Many of us may be using the term “paralyzed” to describe the state in which our organizations are in or perhaps how staff members and even our residents and potential residents are feeling now.

As an organization, you may just be trying to keep up with the continuous changes in guidelines to keep everyone safe and dealing with the financial fallout from decreased occupancy and staffing and increased supply costs. Our staff members and residents also are feeling the effects this global pandemic, and sometimes it can be difficult to plan and look to the future with optimism. I can assure you, however, that there are still employees and residents who are motivated to come through this pandemic with innovative ways to operate and make a community stronger.

We have to start planning and stop letting the pandemic consume our every meeting and thought throughout the day. When the pandemic ends — and we are starting to see hopeful signs, what is going to be your plan? Has it been something you thought of at all?

We in the senior living industry need to start getting creative about how to serve the aging population post-COVID. The reality is that, now more than ever, people are going to want to avoid facility-based care and perhaps even making a move into an independent living community. If this is the pattern that persists, then our industry needs to start branching out into home- and community-based services more than it currently does, as well as into programs that will help supplement lost revenue from our traditional brick and mortar. The need for care is not going away, but the way in which we provide that care is going to have to transform.

As a gerontologist with a focus on proactive wellness planning, I can say there are ways we can start offering services that can prevent the need for a facility and keep people independent for longer. If we look at the wellness coordination model used by continuing care at home programs, which usually are branches of existing communities, the benefits of this model are striking.

A recent benchmarking survey of 13 of those programs and more than 1,000 members or clients revealed that only 1% of individuals end up receiving care in skilled nursing. Also, hospital readmission rates for these programs are approximately 5% compared with the average 16% seen among all Medicare enrollees. These data are encouraging to older adults who wish to age in place.

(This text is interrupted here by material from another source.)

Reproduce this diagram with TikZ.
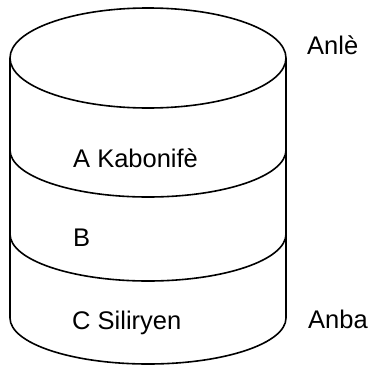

If our organizations can spend some time to think creatively, seek programs and services such as the proactive wellness coordination model, and expand outside their walls, then the future could be much brighter. We must see this current situation as a catalyst to diversify our offerings to meet market demands.

Older adults want to remain at home, so how can our organizations help them be successful in that endeavor? In addition, we need to cultivate young leaders who are motivated to work on innovative solutions and provide them support. Stop using the pandemic as an excuse as to why other projects or programs are not moving forward; use it as motivation for innovation and change.